There's a Humpy, Sorry and a Honey. When it comes to the Asian Games, most of the 10,000 athletes taking part won't win medals but their names mean they certainly won't go unnoticed.
Indian chess player Humpy Koneru has a gold medal as well as a name to remember after winning the rapid chess event here.
"Originally we called our daughter Champion because we hoped she would excel in whatever sport she was to choose. We later adapted it to make it more Indian," proud mum Lata said.
The 19-year-old Koneru is not lacking in ambition.
"I feel great," she said after winning gold. "I am a grandmaster and I am renamed number one. I have a lot of ambitions now.

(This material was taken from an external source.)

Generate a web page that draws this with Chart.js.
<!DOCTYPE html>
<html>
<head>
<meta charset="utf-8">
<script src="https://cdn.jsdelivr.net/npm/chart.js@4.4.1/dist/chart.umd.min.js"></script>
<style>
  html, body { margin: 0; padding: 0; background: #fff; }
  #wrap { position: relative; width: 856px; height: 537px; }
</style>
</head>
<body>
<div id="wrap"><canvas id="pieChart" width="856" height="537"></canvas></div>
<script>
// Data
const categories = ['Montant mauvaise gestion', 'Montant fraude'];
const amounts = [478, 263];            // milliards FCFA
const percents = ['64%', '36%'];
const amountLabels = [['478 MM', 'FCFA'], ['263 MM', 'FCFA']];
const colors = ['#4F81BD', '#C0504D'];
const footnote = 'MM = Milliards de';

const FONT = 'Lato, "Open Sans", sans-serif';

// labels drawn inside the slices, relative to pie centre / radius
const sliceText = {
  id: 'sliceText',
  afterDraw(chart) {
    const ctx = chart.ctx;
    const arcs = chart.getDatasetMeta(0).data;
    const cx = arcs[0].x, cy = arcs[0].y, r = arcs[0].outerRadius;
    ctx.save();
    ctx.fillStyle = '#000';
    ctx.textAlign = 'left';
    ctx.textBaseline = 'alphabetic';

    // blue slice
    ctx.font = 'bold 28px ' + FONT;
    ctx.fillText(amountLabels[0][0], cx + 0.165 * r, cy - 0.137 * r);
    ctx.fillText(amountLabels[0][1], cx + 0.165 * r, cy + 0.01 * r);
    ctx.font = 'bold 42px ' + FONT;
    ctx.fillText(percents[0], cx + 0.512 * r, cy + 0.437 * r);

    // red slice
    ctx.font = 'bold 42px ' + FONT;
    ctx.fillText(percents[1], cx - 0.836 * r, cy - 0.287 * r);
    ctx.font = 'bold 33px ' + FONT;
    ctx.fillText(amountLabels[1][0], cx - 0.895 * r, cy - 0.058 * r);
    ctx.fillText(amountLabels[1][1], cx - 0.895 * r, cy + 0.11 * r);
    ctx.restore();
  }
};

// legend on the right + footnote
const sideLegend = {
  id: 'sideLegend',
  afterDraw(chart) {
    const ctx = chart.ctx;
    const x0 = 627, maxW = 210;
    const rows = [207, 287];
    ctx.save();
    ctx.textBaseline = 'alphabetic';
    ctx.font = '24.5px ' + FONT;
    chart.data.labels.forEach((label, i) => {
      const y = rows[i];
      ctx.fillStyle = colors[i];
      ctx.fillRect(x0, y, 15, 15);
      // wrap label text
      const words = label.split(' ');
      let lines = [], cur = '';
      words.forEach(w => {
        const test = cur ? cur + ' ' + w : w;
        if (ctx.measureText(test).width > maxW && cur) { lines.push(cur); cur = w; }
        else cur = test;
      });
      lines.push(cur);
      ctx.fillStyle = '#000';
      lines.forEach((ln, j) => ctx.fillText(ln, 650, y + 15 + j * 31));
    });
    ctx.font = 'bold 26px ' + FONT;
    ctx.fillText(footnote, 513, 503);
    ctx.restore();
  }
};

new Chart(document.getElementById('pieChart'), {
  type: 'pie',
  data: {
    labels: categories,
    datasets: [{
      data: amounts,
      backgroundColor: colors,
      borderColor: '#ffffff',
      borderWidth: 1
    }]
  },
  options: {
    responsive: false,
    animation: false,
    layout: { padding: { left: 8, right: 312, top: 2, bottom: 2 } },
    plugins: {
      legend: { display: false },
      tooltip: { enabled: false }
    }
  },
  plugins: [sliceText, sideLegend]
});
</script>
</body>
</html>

I want to be world champion and take part in men's tournaments."
Palestinian territories swimmer Sorry Wasem was feeling down in the dumps after struggling in the pool.

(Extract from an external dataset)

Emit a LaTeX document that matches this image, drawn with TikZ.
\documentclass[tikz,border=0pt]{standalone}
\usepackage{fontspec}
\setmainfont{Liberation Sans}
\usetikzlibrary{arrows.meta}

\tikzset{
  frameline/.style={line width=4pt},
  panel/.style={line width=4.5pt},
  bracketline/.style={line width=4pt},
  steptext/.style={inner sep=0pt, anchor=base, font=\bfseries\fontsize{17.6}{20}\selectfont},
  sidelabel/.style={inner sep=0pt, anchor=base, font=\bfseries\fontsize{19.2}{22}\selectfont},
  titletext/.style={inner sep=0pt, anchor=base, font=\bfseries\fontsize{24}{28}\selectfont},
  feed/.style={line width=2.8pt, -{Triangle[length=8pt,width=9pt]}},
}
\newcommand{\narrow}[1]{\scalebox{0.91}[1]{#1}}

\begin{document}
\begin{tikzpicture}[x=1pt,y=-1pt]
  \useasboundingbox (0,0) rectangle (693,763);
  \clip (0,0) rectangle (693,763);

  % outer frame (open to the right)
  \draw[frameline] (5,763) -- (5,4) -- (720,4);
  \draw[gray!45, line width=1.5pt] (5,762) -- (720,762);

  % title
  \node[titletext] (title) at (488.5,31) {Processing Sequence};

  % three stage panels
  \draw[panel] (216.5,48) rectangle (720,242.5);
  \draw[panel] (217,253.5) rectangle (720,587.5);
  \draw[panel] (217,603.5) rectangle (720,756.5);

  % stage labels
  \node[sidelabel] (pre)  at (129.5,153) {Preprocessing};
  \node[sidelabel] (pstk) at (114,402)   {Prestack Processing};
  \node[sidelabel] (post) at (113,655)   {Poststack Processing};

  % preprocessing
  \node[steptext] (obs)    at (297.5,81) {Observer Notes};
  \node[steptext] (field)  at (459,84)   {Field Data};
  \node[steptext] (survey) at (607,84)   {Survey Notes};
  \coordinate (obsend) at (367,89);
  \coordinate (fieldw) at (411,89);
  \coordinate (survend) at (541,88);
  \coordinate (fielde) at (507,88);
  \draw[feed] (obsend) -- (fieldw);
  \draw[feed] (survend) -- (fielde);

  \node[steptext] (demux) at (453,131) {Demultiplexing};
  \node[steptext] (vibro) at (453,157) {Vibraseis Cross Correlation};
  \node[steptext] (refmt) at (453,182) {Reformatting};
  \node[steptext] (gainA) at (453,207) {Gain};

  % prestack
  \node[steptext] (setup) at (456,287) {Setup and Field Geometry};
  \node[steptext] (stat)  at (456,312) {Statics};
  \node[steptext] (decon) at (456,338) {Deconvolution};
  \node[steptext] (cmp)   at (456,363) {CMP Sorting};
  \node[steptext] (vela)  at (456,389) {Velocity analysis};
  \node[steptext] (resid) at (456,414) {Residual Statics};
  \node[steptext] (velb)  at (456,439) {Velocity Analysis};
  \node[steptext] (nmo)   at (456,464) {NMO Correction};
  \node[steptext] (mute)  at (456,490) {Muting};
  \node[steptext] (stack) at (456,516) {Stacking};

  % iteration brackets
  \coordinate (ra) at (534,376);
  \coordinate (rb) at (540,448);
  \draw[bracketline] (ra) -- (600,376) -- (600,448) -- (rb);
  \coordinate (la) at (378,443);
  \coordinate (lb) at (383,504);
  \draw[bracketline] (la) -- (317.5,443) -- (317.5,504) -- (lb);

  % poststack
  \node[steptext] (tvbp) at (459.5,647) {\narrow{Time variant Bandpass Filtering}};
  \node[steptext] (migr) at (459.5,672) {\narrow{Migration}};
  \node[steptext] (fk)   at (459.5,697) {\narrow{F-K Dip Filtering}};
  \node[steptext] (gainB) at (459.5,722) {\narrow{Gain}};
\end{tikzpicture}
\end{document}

The Jerusalem native took part in three events with a best of a third place in the 50m butterfly heats of 28.65 seconds; the gold medalist was China's Zhou Jiawei winning in a time of 23.94.
Myanmar's 18-year-old wushu hopeful Honey Ko Ko has yet to compete while Nepal's Mona Lisha Khamboo was finding it hard to smile after winning just three of her nine matches in the women's chess tournament.
Cyclist Raheela Bono shares her name with the Irish rock star but will be struggling to muscle her way into the limelight as just one of nine women in the male-dominated Pakistan team.
The Philippines have a Castro in better health than the Cuban leader -- boxer Godfrey -- to keep his team in line, a squad which includes struggling baseball pitcher Charlie Labrador and outfielder Jonash Ponce.
Amongst the Filipinas are cyclist Baby Bitbit as well as soft tennis player Belen Dante while heaven help anyone who gets on the wrong side of South Korean table tennis player Kwak Bang Bang.
Elsewhere Bangladesh soccer player Ranjani Barman should get on well with Syrian runner Fawa al-Bouza.
India's soccer squad can boast Climax Lawrence, his country's player of the year last year.
But the 27-year-old midfielder is asked more often about his name rather than his skills on the pitch.
"It's just a name," he said.
"We are three brothers in the family. All of us have names starting with the letter C. My eldest brother is Clifton, youngest is Covan and I am Climax."
But why not Clyde or Clifford he was asked recently.
"It's my parents' choice and it's an interesting name. I like it," he said.
India has 42 Singhs in its squad; South Korea boasts 127 Kims.
Here in the Middle East there are at least 300 competitors by the name of Mohammed while the Philippines have a boxing referee called Jesus San Esteban.